# WHAT THE EXERCISE ASKS
Take each line containing "document" and report it exactly as written.

----

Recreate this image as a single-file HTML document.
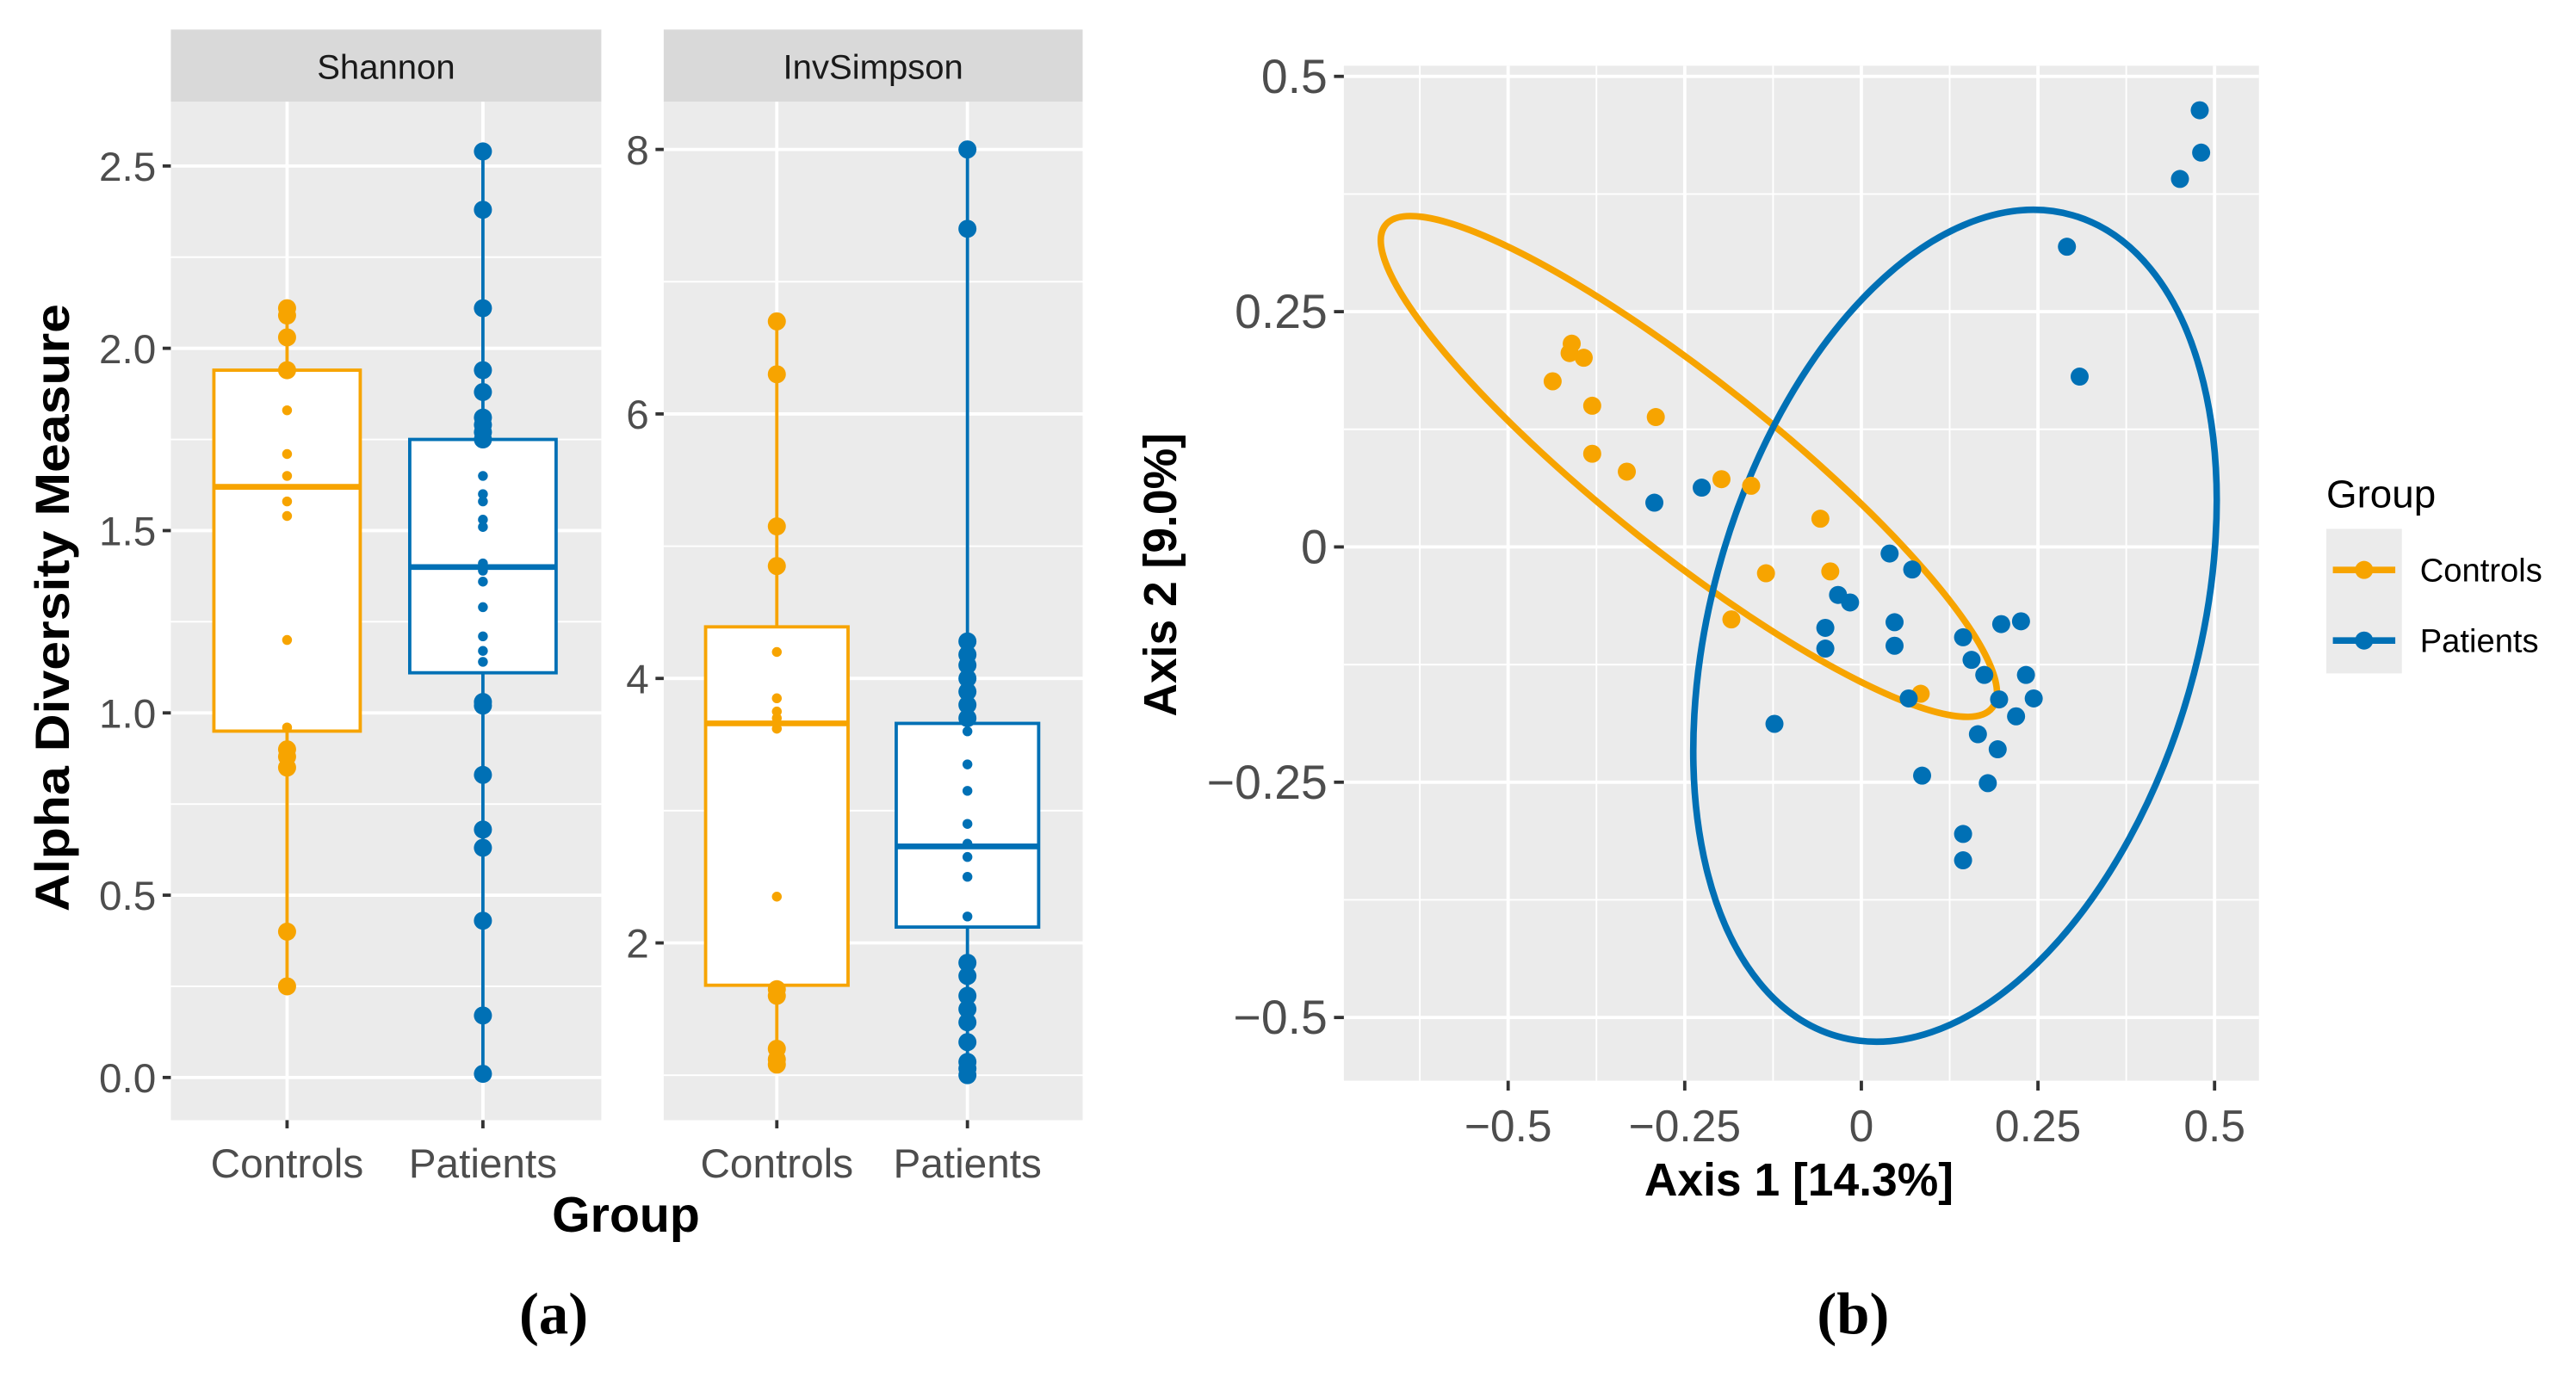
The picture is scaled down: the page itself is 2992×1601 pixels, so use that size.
<!DOCTYPE html>
<html><head><meta charset="utf-8"><style>
html,body{margin:0;padding:0;background:#fff}
svg{display:block}
text{font-family:"Liberation Sans",Arial,sans-serif}
text.serif{font-family:"Liberation Serif","DejaVu Serif",serif}
</style></head><body>
<svg id="fig" width="2992" height="1601" viewBox="0 0 1568 839" preserveAspectRatio="none" xmlns="http://www.w3.org/2000/svg">
<g id="root"></g>
</svg>
<script>
// ---------- Data ----------
const groups = ["Controls","Patients"];
const shannonControls = [2.11,2.09,2.03,1.94,1.83,1.71,1.65,1.58,1.54,1.2,0.96,0.9,0.88,0.85,0.4,0.25];
const shannonPatients = [2.54,2.38,2.11,1.94,1.88,1.81,1.79,1.77,1.75,1.65,1.60,1.58,1.53,1.51,1.41,1.39,1.36,1.29,1.21,1.17,1.14,1.03,1.02,0.83,0.68,0.63,0.43,0.17,0.01];
const invControls = [6.7,6.3,5.15,4.85,4.2,3.85,3.75,3.7,3.62,2.35,1.65,1.6,1.2,1.12,1.08];
const invPatients = [8.0,7.4,4.28,4.18,4.1,4.0,3.9,3.8,3.7,3.6,3.35,3.15,2.9,2.75,2.65,2.5,2.2,1.85,1.75,1.6,1.5,1.4,1.25,1.1,1.05,1.0];
// box stats: [low whisker, q1, median, q3, high whisker]
const shannonBoxControls = [0.25,0.95,1.62,1.94,2.11];
const shannonBoxPatients = [0.01,1.11,1.40,1.75,2.54];
const invBoxControls = [1.08,1.68,3.66,4.39,6.7];
const invBoxPatients = [1.0,2.12,2.73,3.66,8.0];
const shannonTicks = [0,0.5,1.0,1.5,2.0,2.5];
const shannonTickLabels = ["0.0","0.5","1.0","1.5","2.0","2.5"];
const invTicks = [2,4,6,8];
const pcoaXTicks = [-0.5,-0.25,0,0.25,0.5];
const pcoaXLabels = ["\u22120.5","\u22120.25","0","0.25","0.5"];
const pcoaYTicks = [-0.5,-0.25,0,0.25,0.5];
const pcoaYLabels = ["\u22120.5","\u22120.25","0","0.25","0.5"];
const ctrlX = [-0.437,-0.410,-0.413,-0.393,-0.381,-0.381,-0.332,-0.291,-0.198,-0.156,-0.058,-0.135,-0.044,-0.184,0.084];
const ctrlY = [0.176,0.216,0.206,0.201,0.150,0.099,0.080,0.138,0.072,0.065,0.030,-0.028,-0.026,-0.077,-0.156];
const patX = [-0.293,-0.226,-0.123,-0.051,-0.051,-0.033,-0.016,0.040,0.072,0.047,0.047,0.067,0.086,0.144,0.156,0.174,0.165,0.195,0.198,0.226,0.219,0.233,0.244,0.193,0.179,0.144,0.144,0.291,0.309,0.451,0.479,0.481];
const patY = [0.047,0.063,-0.188,-0.086,-0.108,-0.051,-0.059,-0.007,-0.024,-0.080,-0.105,-0.161,-0.243,-0.096,-0.120,-0.136,-0.199,-0.162,-0.082,-0.079,-0.180,-0.136,-0.161,-0.215,-0.251,-0.305,-0.333,0.319,0.181,0.391,0.464,0.419];

const ORANGE="#F7A400", BLUE="#0070B5", PANEL="#EBEBEB", STRIP="#D9D9D9", TXT="#4D4D4D";
const NS="http://www.w3.org/2000/svg";
const root=document.getElementById('root');
function mk(tag,attrs,parent){const e=document.createElementNS(NS,tag);for(const k in attrs)e.setAttribute(k,attrs[k]);(parent||root).appendChild(e);return e;}
function txt(s,attrs,parent){const e=mk('text',attrs,parent);e.textContent=s;return e;}

// ---------- Box panels ----------
function boxPanel(cfg){
  const g=mk('g',{});
  
  
  const {x0,x1,y0,y1,vmin,vmax}=cfg;
  const Y=v=>y1-(v-vmin)/(vmax-vmin)*(y1-y0);
  const xs=[x0+(x1-x0)*0.27, x0+(x1-x0)*0.725];
  const strip=mk('rect',{x:x0,y:18,width:x1-x0,height:y0-18,fill:STRIP},g);
  
  
  const st=txt(cfg.title,{x:(x0+x1)/2,y:48,'text-anchor':'middle','font-size':21,fill:'#1A1A1A'},g);
  
  
  mk('rect',{x:x0,y:y0,width:x1-x0,height:y1-y0,fill:PANEL},g);
  for(let i=0;i<cfg.ticks.length;i++){
    const m=cfg.ticks[i]+cfg.step/2;
    if(m>vmin&&m<vmax) mk('line',{x1:x0,x2:x1,y1:Y(m),y2:Y(m),stroke:'#fff','stroke-width':1},g);
    const m2=cfg.ticks[0]-cfg.step/2;
    if(i===0&&m2>vmin) mk('line',{x1:x0,x2:x1,y1:Y(m2),y2:Y(m2),stroke:'#fff','stroke-width':1},g);
  }
  cfg.ticks.forEach((t,i)=>{
    mk('line',{x1:x0,x2:x1,y1:Y(t),y2:Y(t),stroke:'#fff','stroke-width':2},g);
    mk('line',{x1:x0-5,x2:x0,y1:Y(t),y2:Y(t),stroke:'#333','stroke-width':2},g);
    const tl=txt(cfg.labels[i],{x:x0-9,y:Y(t)+9,'text-anchor':'end','font-size':25,fill:TXT},g);
    
    
  });
  xs.forEach((x,i)=>{
    mk('line',{x1:x,x2:x,y1:y0,y2:y1,stroke:'#fff','stroke-width':2},g);
    mk('line',{x1:x,x2:x,y1:y1,y2:y1+5,stroke:'#333','stroke-width':2},g);
    const xl=txt(groups[i],{x:x,y:717,'text-anchor':'middle','font-size':25,fill:TXT},g);
    
    
  });
  [[cfg.boxC,cfg.ptsC,ORANGE],[cfg.boxP,cfg.ptsP,BLUE]].forEach(([b,pts,col],i)=>{
    const x=xs[i], hw=(x1-x0)*0.17;
    const bg=mk('g',{},g);
    
    
    mk('line',{x1:x,x2:x,y1:Y(b[0]),y2:Y(b[1]),stroke:col,'stroke-width':2},bg);
    mk('line',{x1:x,x2:x,y1:Y(b[3]),y2:Y(b[4]),stroke:col,'stroke-width':2},bg);
    mk('rect',{x:x-hw,y:Y(b[3]),width:2*hw,height:Y(b[1])-Y(b[3]),fill:'#fff',stroke:col,'stroke-width':2},bg);
    mk('line',{x1:x-hw,x2:x+hw,y1:Y(b[2]),y2:Y(b[2]),stroke:col,'stroke-width':3.5},bg);
    pts.forEach(v=>{
      const inside=v>b[1]&&v<b[3];
      const c=mk('circle',{cx:x,cy:Y(v),r:inside?3:5.5,fill:col},bg);
      
      
    });
  });
}
boxPanel({name:'shannon',title:'Shannon',x0:104,x1:366,y0:62,y1:682,vmin:-0.117,vmax:2.676,ticks:shannonTicks,labels:shannonTickLabels,step:0.5,boxC:shannonBoxControls,boxP:shannonBoxPatients,ptsC:shannonControls,ptsP:shannonPatients});
boxPanel({name:'invsimpson',title:'InvSimpson',x0:404,x1:659,y0:62,y1:682,vmin:0.66,vmax:8.36,ticks:invTicks,labels:invTicks.map(String),step:2,boxC:invBoxControls,boxP:invBoxPatients,ptsC:invControls,ptsP:invPatients});

let t=txt('Alpha Diversity Measure',{x:0,y:0,'text-anchor':'middle','font-size':29,'font-weight':'bold',fill:'#000',textLength:370,lengthAdjust:'spacingAndGlyphs',transform:'translate(42,370) rotate(-90)'});


t=txt('Group',{x:381,y:750,'text-anchor':'middle','font-size':30,'font-weight':'bold',fill:'#000'});


t=txt('(a)',{x:337,y:812,'text-anchor':'middle','font-size':36,'font-weight':'bold',fill:'#000',class:'serif'});



// ---------- PCoA ----------
(function(){
  const g=mk('g',{});
  
  
  const px0=818,px1=1375,py0=40,py1=658;
  const X=v=>1133+v*430, Y=v=>333-v*573;
  mk('rect',{x:px0,y:py0,width:px1-px0,height:py1-py0,fill:PANEL},g);
  [-0.625,-0.375,-0.125,0.125,0.375].forEach(v=>mk('line',{x1:X(v),x2:X(v),y1:py0,y2:py1,stroke:'#fff','stroke-width':1},g));
  [-0.375,-0.125,0.125,0.375].forEach(v=>mk('line',{x1:px0,x2:px1,y1:Y(v),y2:Y(v),stroke:'#fff','stroke-width':1},g));
  pcoaXTicks.forEach((v,i)=>{
    mk('line',{x1:X(v),x2:X(v),y1:py0,y2:py1,stroke:'#fff','stroke-width':2},g);
    mk('line',{x1:X(v),x2:X(v),y1:py1,y2:py1+6,stroke:'#333','stroke-width':2},g);
    const l=txt(pcoaXLabels[i],{x:X(v),y:695,'text-anchor':'middle','font-size':27,fill:TXT},g);
    
    
  });
  pcoaYTicks.forEach((v,i)=>{
    mk('line',{x1:px0,x2:px1,y1:Y(v),y2:Y(v),stroke:'#fff','stroke-width':2},g);
    mk('line',{x1:px0-6,x2:px0,y1:Y(v),y2:Y(v),stroke:'#333','stroke-width':2},g);
    const l=txt(pcoaYLabels[i],{x:px0-10,y:Y(v)+10,'text-anchor':'end','font-size':29,fill:TXT},g);
    
    
  });
  let e=mk('ellipse',{cx:1028,cy:284,rx:236,ry:52,transform:'rotate(38.5 1028 284)',fill:'none',stroke:ORANGE,'stroke-width':4},g);
  
  
  e=mk('ellipse',{cx:1190,cy:381,rx:260,ry:148,transform:'rotate(106 1190 381)',fill:'none',stroke:BLUE,'stroke-width':4},g);
  
  
  ctrlX.forEach((v,i)=>{
    const c=mk('circle',{cx:X(v),cy:Y(ctrlY[i]),r:5.5,fill:ORANGE},g);
    
    
  });
  patX.forEach((v,i)=>{
    const c=mk('circle',{cx:X(v),cy:Y(patY[i]),r:5.5,fill:BLUE},g);
    
    
  });
})();
t=txt('Axis 1 [14.3%]',{x:1095,y:728,'text-anchor':'middle','font-size':28,'font-weight':'bold',fill:'#000'});


t=txt('Axis 2 [9.0%]',{x:0,y:0,'text-anchor':'middle','font-size':28,'font-weight':'bold',fill:'#000',transform:'translate(716,350) rotate(-90)'});


t=txt('(b)',{x:1128,y:812,'text-anchor':'middle','font-size':36,'font-weight':'bold',fill:'#000',class:'serif'});



// legend
const lg=mk('g',{});


t=txt('Group',{x:1416,y:309,'font-size':24,fill:'#000'},lg);


mk('rect',{x:1416,y:322,width:46,height:88,fill:PANEL},lg);
[[ORANGE,'Controls',347],[BLUE,'Patients',390]].forEach(([c,l,y])=>{
  const eg=mk('g',{},lg);
  
  
  mk('line',{x1:1420,x2:1458,y1:y,y2:y,stroke:c,'stroke-width':4},eg);
  mk('circle',{cx:1439,cy:y,r:5.5,fill:c},eg);
  txt(l,{x:1473,y:y+7,'font-size':20,fill:'#000'},eg);
});
</script>
</body></html>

----

# EXERCISE RESPONSE
Recreate this image as a single-file HTML document.
const root=document.getElementById('root');
function mk(tag,attrs,parent){const e=document.createElementNS(NS,tag);for(const k in attrs)e.setAttribute(k,attrs[k]);(parent||root).appendChild(e);return e;}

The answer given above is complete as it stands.